The Girl from the Channel Islands
This novel has been inspired by true events of World War II over the island of Jersey of the famous Channel Islands. It was the summer of 1940 when Hedy Bercu, a young Jewish girl who had fled Vienna, Austria to escape the Nazis had come to Jersey. Little did she know the complications of politics when the Germans decided to invade the beautiful Channel Islands, the only part of Britain that the Germans occupied and Churchill conveniently abandoned. Hedy confronted the hostile forces both in her homeland and her place of work. Her boon was her command over both English and German languages because of which she could sustain the job of a translator with the enemy for a while. Working for the enemy wasn’t easy just as she had predicted but it gave her liberty to perform some personal acts of resistance in which a German officer with love in his heart was her aide. It wasn’t long before the Germans caught her sense and became hungry for her blood. Trying to simply stay alive she ran, hid and stayed low with the help of Kurt, her German lover and her best friend Anton’s wife Dorothea Le Brocq. Together they made her invisible covering her tracks, lying to the public, watching out for the German hounds.

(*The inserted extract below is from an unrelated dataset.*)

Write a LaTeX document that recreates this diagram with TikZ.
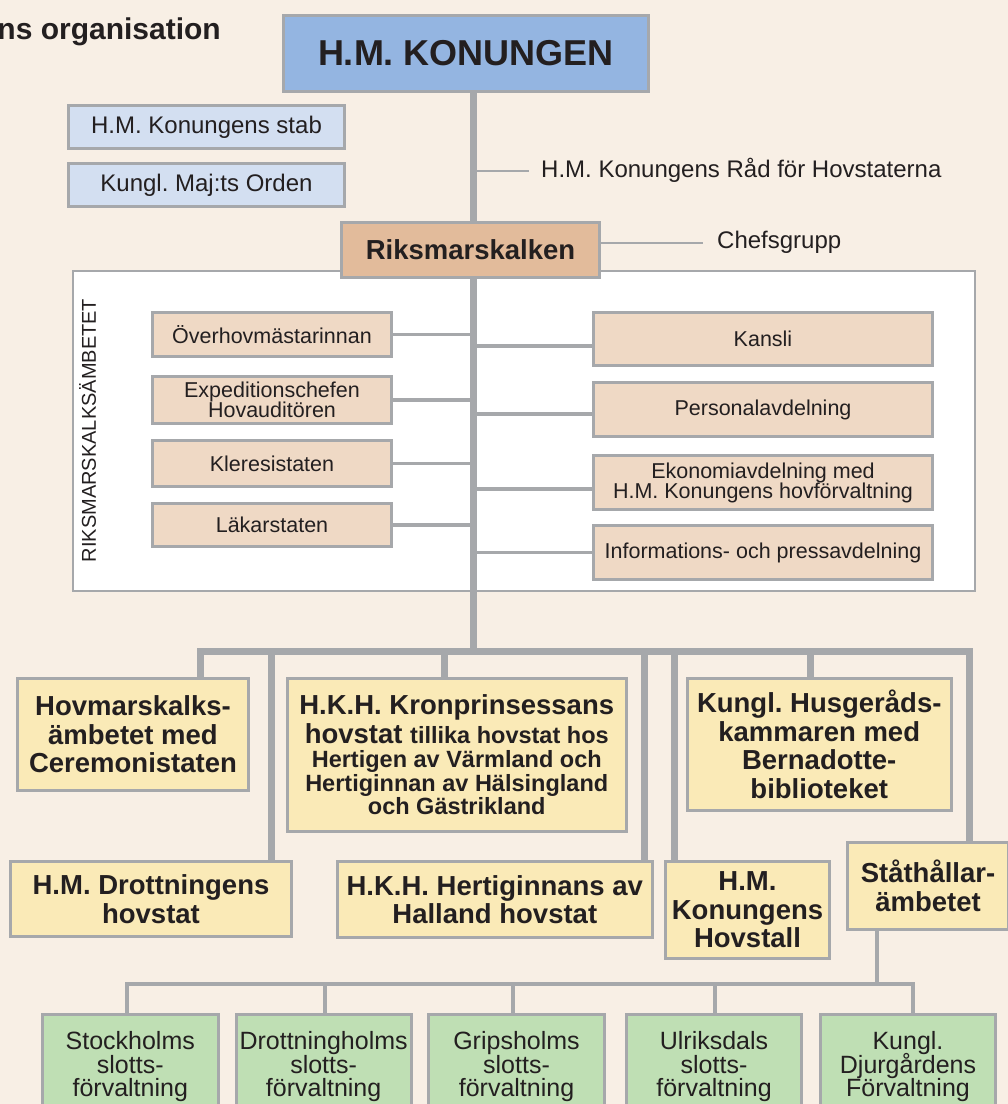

The fear of being caught on account of her ethnicity or for her little acts of resistance kept her shivering all the while, not mentioning the meagre food she had access to.
My Take
WWII novels mostly make me nauseous just as this one did. Something that distinguishes The Girl from the Channel Islands is that it provides with a fresh perspective to courage, bravery and above all hope of survival in the brutalized people when everything was lost to them. Hedy’s pure grit and zeal to never give up is what kept her going when so much was going on around her that there were times when she wasn’t sure she would see daylight again. The story has a dramatic tension about it even though there is not much resistance or war crime portrayed. This is about the psychological pressure that the people of Jersey were in gradually being deprived of everything that they needed to survive while Churchill was keeping a blind eye to it. The five years that the German’s were in control, the people of Jersey were left to basic survival. There was no food, no aid, no help and nothing was in sight too that they could hang on to any hope. Another aspect is the romance that blossomed between Hedy and Kurt amidst all the chaos and running which is such a human win given the conditions. The emotional turmoil, the difference of ethnicity, the heartbreaks, the emotional conflicts and the reunions between them are quite goofy yet melancholic at times.

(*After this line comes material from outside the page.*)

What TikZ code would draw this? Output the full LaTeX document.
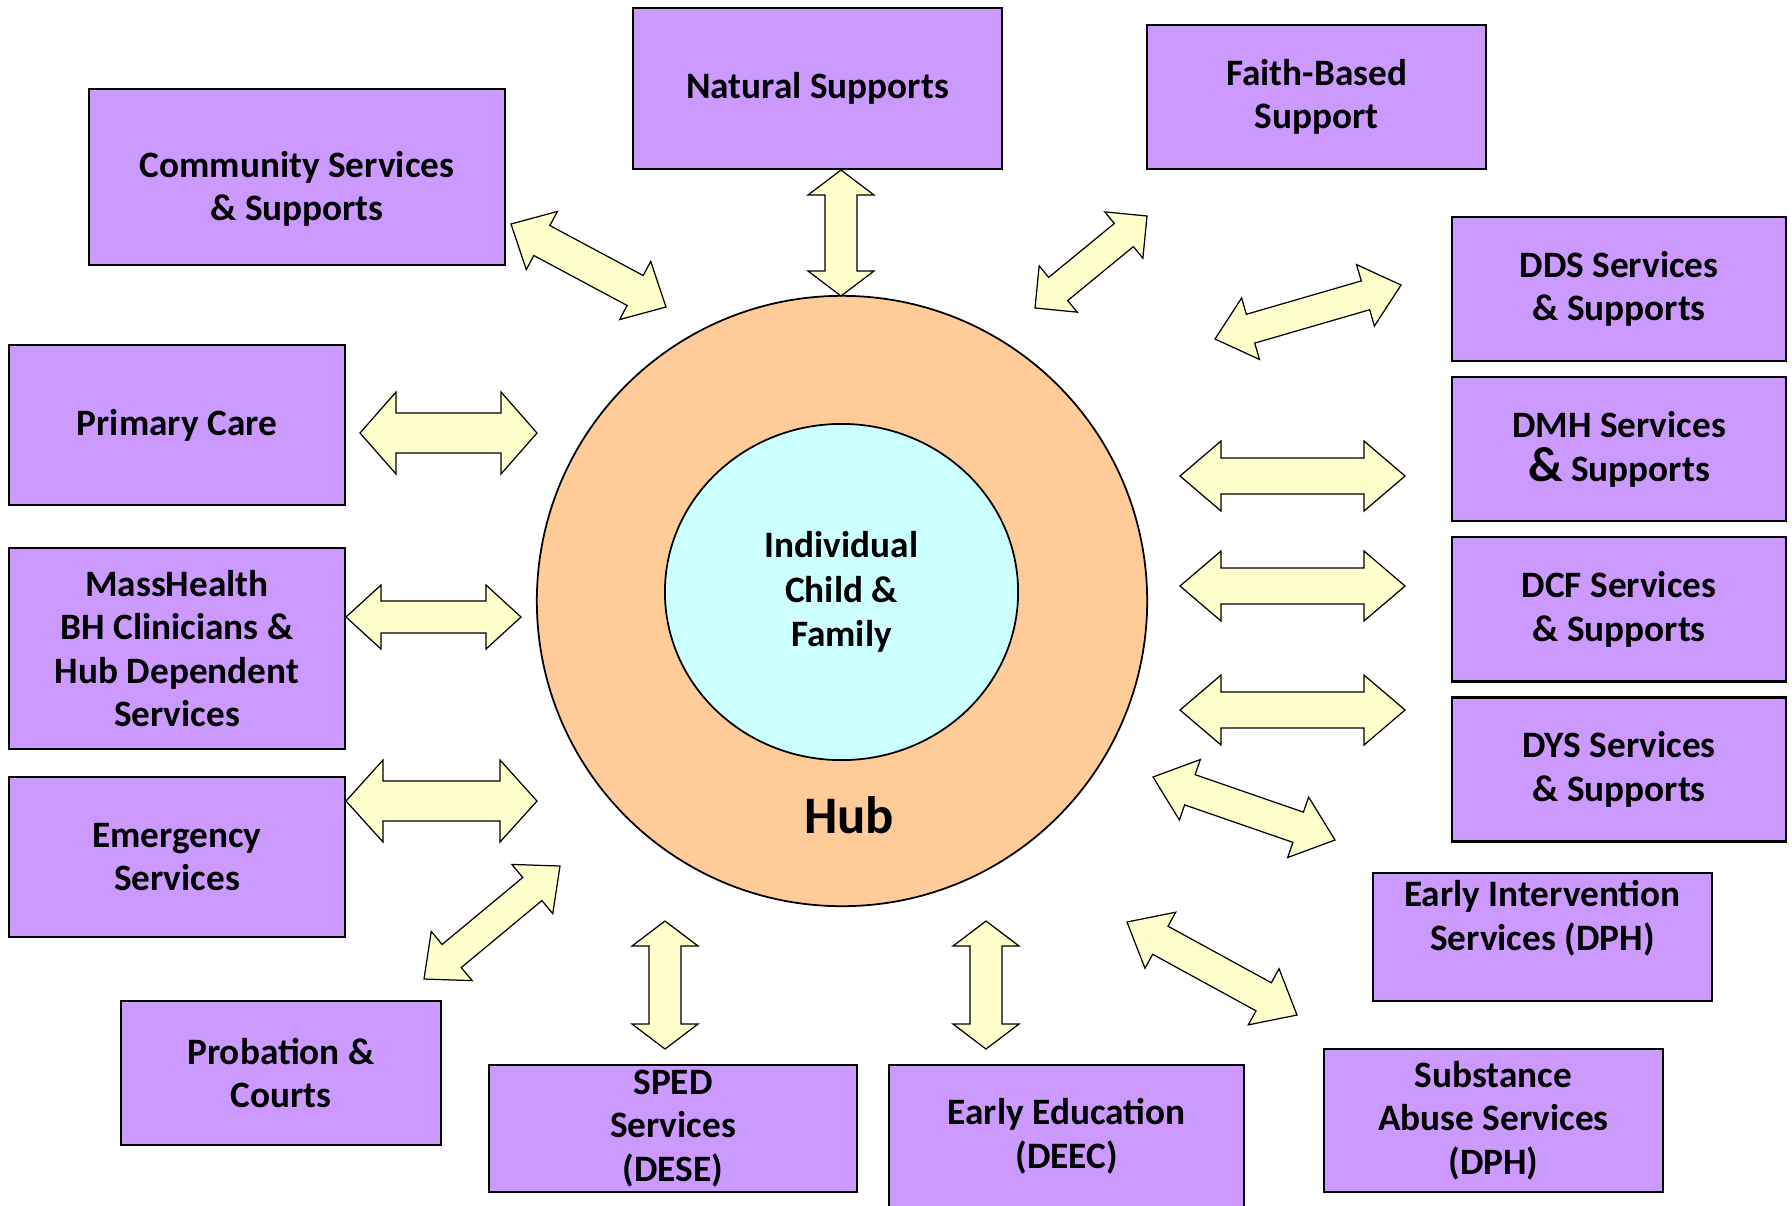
\documentclass[tikz,border=0pt]{standalone}
\usepackage{fontspec}
\setmainfont{Carlito}
\usepackage{tikz}
\usetikzlibrary{calc,positioning,shapes.geometric}

\definecolor{boxpurple}{HTML}{CC99FF}
\definecolor{hubpeach}{HTML}{FFCC99}
\definecolor{corecyan}{HTML}{CCFFFF}
\definecolor{linkyellow}{HTML}{FFFFCC}

\begin{document}
\begin{tikzpicture}[x=0.01cm,y=0.01cm,node distance=1.6cm,
    service/.style={rectangle,draw,fill=boxpurple,line width=0.75pt,inner sep=0pt,align=center,font=\bfseries\fontsize{10.6}{12.4}\selectfont},
    dims/.style 2 args={minimum width=#1,minimum height=#2},
    shaftw/.store in=\shaftw,headw/.store in=\headw,headl/.store in=\headl,
    shaftw=16,headw=33,headl=36,
    link/.style={draw,fill=linkyellow,line width=0.35pt,
      to path={let \p1=(\tikztostart), \p2=(\tikztotarget), \n1={atan2(\y2-\y1,\x2-\x1)} in
        (\p1) -- ($(\p1)+(\n1:\headl)+(\n1+90:\headw)$) -- ($(\p1)+(\n1:\headl)+(\n1+90:\shaftw)$)
        -- ($(\p2)+(\n1+180:\headl)+(\n1+90:\shaftw)$) -- ($(\p2)+(\n1+180:\headl)+(\n1+90:\headw)$)
        -- (\p2) -- ($(\p2)+(\n1+180:\headl)+(\n1-90:\headw)$) -- ($(\p2)+(\n1+180:\headl)+(\n1-90:\shaftw)$)
        -- ($(\p1)+(\n1:\headl)+(\n1-90:\shaftw)$) -- ($(\p1)+(\n1:\headl)+(\n1-90:\headw)$) -- cycle}}]
    \useasboundingbox (0,0) rectangle (1792,-1205);

    % hub in the middle
    \node[circle,draw,fill=hubpeach,line width=0.5pt,minimum size=6.1cm] (hub) at (842,-601) {};
    \node[ellipse,draw,fill=corecyan,line width=0.5pt,inner sep=0pt,minimum width=3.53cm,minimum height=3.36cm,
      align=center,font=\bfseries\fontsize{10.6}{12.6}\selectfont] (core) at (841.5,-592) {Individual\\Child \&\\Family};
    \node[anchor=base,font=\bfseries\fontsize{15}{17}\selectfont] (hubname) at (849,-833) {Hub};

    % services round the hub
    \node[service,dims={4.16cm}{1.76cm},text height=26.5pt] (comm) at (297,-177) {Community Services\\\& Supports};
    \node[service,dims={3.69cm}{1.61cm}] (natural) at (817.5,-88.5) {Natural Supports};
    \node[service,dims={3.39cm}{1.44cm}] (faith) at (1316.5,-97) {Faith-Based\\Support};
    \node[service,dims={3.34cm}{1.44cm}] (dds) at (1619,-289) {DDS Services\\\& Supports};
    \node[service,dims={3.34cm}{1.44cm}] (dmh) [below of=dds] {DMH Services\\{\fontsize{14}{12.4}\selectfont\&} Supports};
    \node[service,dims={3.34cm}{1.44cm}] (dcf) [below of=dmh] {DCF Services\\\& Supports};
    \node[service,dims={3.34cm}{1.44cm}] (dys) [below of=dcf] {DYS Services\\\& Supports};
    \node[service,dims={3.39cm}{1.28cm}] (ei) at (1542.5,-937) {Early Intervention\\Services (DPH)\\\mbox{}};
    \node[service,dims={3.39cm}{1.43cm}] (abuse) at (1493.5,-1120.5) {Substance\\Abuse Services\\(DPH)};
    \node[service,dims={3.55cm}{1.42cm}] (edu) at (1066.5,-1136) {Early Education\\(DEEC)};
    \node[service,dims={3.68cm}{1.27cm}] (sped) at (673,-1128.5) {SPED\\Services\\(DESE)};
    \node[service,dims={3.20cm}{1.44cm}] (prob) at (281,-1073) {Probation \&\\Courts};
    \node[service,dims={3.36cm}{1.60cm}] (emerg) at (177,-857) {Emergency\\Services};
    \node[service,dims={3.36cm}{2.01cm}] (mass) at (177,-648.5) {MassHealth\\BH Clinicians \&\\Hub Dependent\\Services};
    \node[service,dims={3.36cm}{1.60cm}] (primary) at (177,-425) {Primary Care};

    % arrow ends
    \coordinate (comm1) at (511,-224);  \coordinate (comm2) at (666,-307);
    \coordinate (nat1) at (841,-170);   \coordinate (nat2) at (841,-296);
    \coordinate (faith1) at (1147,-216); \coordinate (faith2) at (1035,-308);
    \coordinate (dds1) at (1401,-285);  \coordinate (dds2) at (1215,-339);
    \coordinate (dmh1) at (1180,-476);  \coordinate (dmh2) at (1405,-476);
    \coordinate (dcf1) at (1180,-586);  \coordinate (dcf2) at (1405,-586);
    \coordinate (dys1) at (1180,-710);  \coordinate (dys2) at (1405,-710);
    \coordinate (ei1) at (1153,-777);   \coordinate (ei2) at (1335,-840);
    \coordinate (abuse1) at (1127,-922); \coordinate (abuse2) at (1297,-1015);
    \coordinate (edu1) at (986,-921);   \coordinate (edu2) at (986,-1049);
    \coordinate (sped1) at (665,-921);  \coordinate (sped2) at (665,-1049);
    \coordinate (prob1) at (560,-866);  \coordinate (prob2) at (424,-979);
    \coordinate (em1) at (346,-801);    \coordinate (em2) at (537,-801);
    \coordinate (mass1) at (346,-617);  \coordinate (mass2) at (521,-617);
    \coordinate (pc1) at (360,-433);    \coordinate (pc2) at (537,-433);

    \path[every edge/.append style={link}]
    (comm1) edge[shaftw=17,headl=35] (comm2)
    (nat1) edge[headl=25] (nat2)
    (faith1) edge[shaftw=15,headw=30,headl=30] (faith2)
    (dds1) edge[shaftw=15,headw=32,headl=37] (dds2)
    (dmh1) edge[shaftw=18,headw=35,headl=41] (dmh2)
    (dcf1) edge[shaftw=18,headw=35,headl=41] (dcf2)
    (dys1) edge[shaftw=18,headw=35,headl=41] (dys2)
    (ei1) edge[headw=32,headl=39] (ei2)
    (abuse1) edge[headw=32,headl=38] (abuse2)
    (edu1) edge[headl=25] (edu2)
    (sped1) edge[headl=25] (sped2)
    (prob1) edge[shaftw=15,headw=32] (prob2)
    (em1) edge[shaftw=20,headw=41,headl=37] (em2)
    (mass1) edge[headw=32,headl=35] (mass2)
    (pc1) edge[shaftw=20,headw=41] (pc2);
\end{tikzpicture}
\end{document}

There have been bursts of rage and puddles of tears while I read this book. Books like these are like a reality check where we are hit hard in the head comprehending how granted we take life to be that it moves and turns at our beck and call but so much depends on fate, on when and where we are, on who we are. Fighting the enemy all the while hiding from them, running of fear of discovery, racing against time to evade being sent to a concentration camp is all so nightmarish and yet it was someones truth and someones today with all lost hope of tomorrow. My heart goes out to the horrifying reality of those who witnessed one of the bloodiest eras in human history.

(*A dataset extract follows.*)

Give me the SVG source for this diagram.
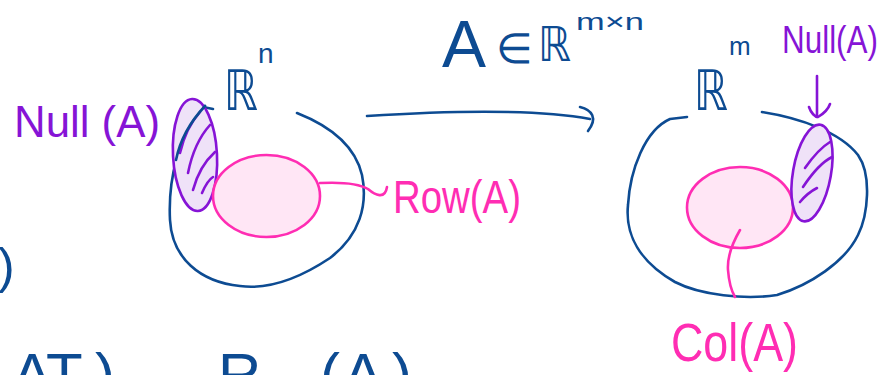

The authors connection to the setting of the novel and her family’s history in which some of her relatives may have been summoned for the macabre consequences of that time would have given her the motivation to write this historical fiction narrative. I have read a few WWII books which are based in Germany, Poland, Slovakia, France and other places. Jersey was the only British Island occupied by the Nazi and I had recently read The Gurnsey Literary and Potato Peel Pie Society a novel written by Annie Barrows and Mary Ann Shaffer which made me interested in this narrative. The in depth research by the author coupled with the history she had access to has defined the novel and given a voice to the people of Jersey who were an insignificant minor in the global conflict.
The Girl from the Channel Islands is a wonderfully written Historical Fiction novel which keeps you on the edge and tickles you with tears and foreboding throughout. Hedy’s contributions for her people in all the adversities that she could think of is a tale of resilience, bravery and love in circumstances of impossible proportions. I could feel Hedy’s fears, her grit, her perseverence and zeal to live all the while my head was in the book and even after that, such strong is the writing by Jenny Lecoat. It is a tale of heroes from the past who may never be known to us, hence novels like this. It is a brilliantly written story which compels you to think what ethical boundaries would you be willing to cross to keep bay the moral qualms in the name of survival.